As if you haven't got it already. FIFA 21, the welcomed care package in a time when football is, let's not hide from it, a bit rubbish. Packed stadiums, electric atmospheres, and the occasional glimpse of yourself in the loading screen sat unwashed and unshaven in just your pants on week 31 of working from home. Let's go...
Just us? Ok. Right then, have we stretched out the 'playing time' part of this review to the point where we need to re-introduce ourselves to our partners and kids who absolutely do not believe it's 'work'? Yes. Do we feel bad about that? Not really. Are we going to rush this review so we can go back to playing? Probably. Anyway, let's cut to the chase, does it stack up for lock down? Here's our take...

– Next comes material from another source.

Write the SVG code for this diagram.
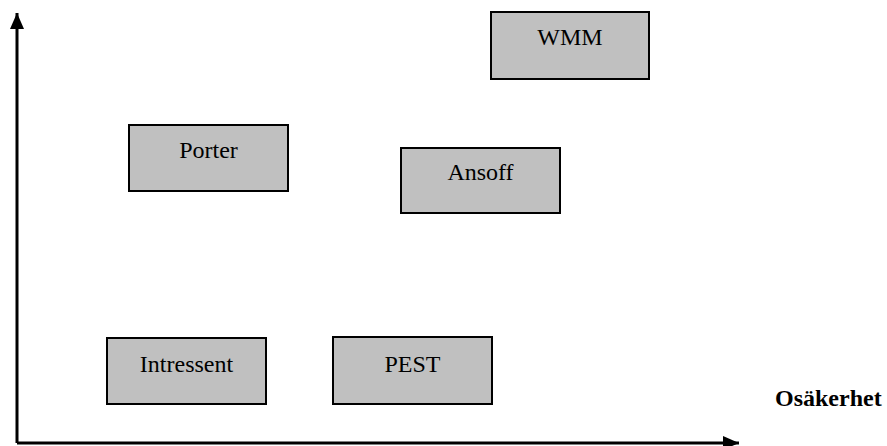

Is it going to take your breath away? No, but that’s because EA Sports have taken FIFA to the point where it can’t be improved dramatically, the series is at the very peak of football gaming where it can only be tweaked, and that’s what we’ve got here. If we were telling you there were big changes then it's gone backwards.
What we have got is goals, goals, and more goals. Gone are the days of taking a few days to finally score more than one goal in a game. This is fluid, unpredictable and exciting. Everything football should be, and everything football gaming should be. In terms of gameplay and entertainment it would hard to demand anything more than what we've got with FIFA 21. It's enthralling, chaotic and brilliantly more-ish.
It’s easy to bash FIFA and say it hasn’t progressed, trendy to do so almost, but we ain’t buying that, it’s still the best football game on the planet with more than enough features to keep you entertained whether you’re a schoolkid, or a player that grew up playing indoors on FIFA 98 Road to World Cup. FIFA 21 sees fancy footwork, easy-to-do skills and opportunities to score more outrageous goals from distance. The bounce of the loose ball is more natural and you frequently find yourself in positions to hit things first time. It’s fast and frantic.
For those of us used to shutting ourselves in for 3 weeks every September, these lockdowns are light work. Remember when you blamed FIFA 2005 for ruining your GCSE revision? 2007 for disrupting your A-Levels? 2009 for hampering your degree? Well now, in a world of working from home, FIFA 21 is back as that ever-returning ghost of procrastination.
If FIFA 20 was a tad defensive, consider the handbrake ripped off for FIFA 21, chipped goals, easy skills, smooth long passes and crisp through balls. And of course, it's far more fun to play with elite players. If you support Port Vale, you'll have a couple of games with them but you'll soon find yourself going back to the bright lights of Champions League or international football.
One thing that has changed for the better, is that automatic defensive support is less effective. And while that might be less realistic to real football, we ain't here for 0-0 draws, we're here for 5-4s. You have to work a bit harder defending than you would on FIFA 20. What's also enjoyable is that the goalkeepers appear to have spent the whole pre-match team talk and half time on a playground roundabout, they're as unpredictable as they are brilliantly calamitous. Rebounds are still ripe, honestly the amount of times we’ve hit both posts with one shot. But that’s what FIFA with your mates is all about, the carnage of two players going hell for leather and abandoning every single aspect of defending and tactics all in the name of thunderous chaos... isn't it?
Career mode and Volta mode have received welcome updates and while career mode takes on a Football Manager vibe and a fair bit of patience, it's Volta that provides the fast-fuelled buzz. The five-a-side street football setting (definitely turn the walls on) is the showman's playground where legends and football's current crop of skillsters come to dance. Cheesy celebrations, outrageous skills and a funfair of tiki-taka provides an entertaining distraction from the 11-a-side day job.
FIFA 21 has adjusted its settings to become more entertaining. Is that a further step towards becoming more realistic? No, it's the other direction, but a direction that makes everything more fun, and in a time where the fun has been zapped from the game, we're all for it. Settle in and shoot on sight.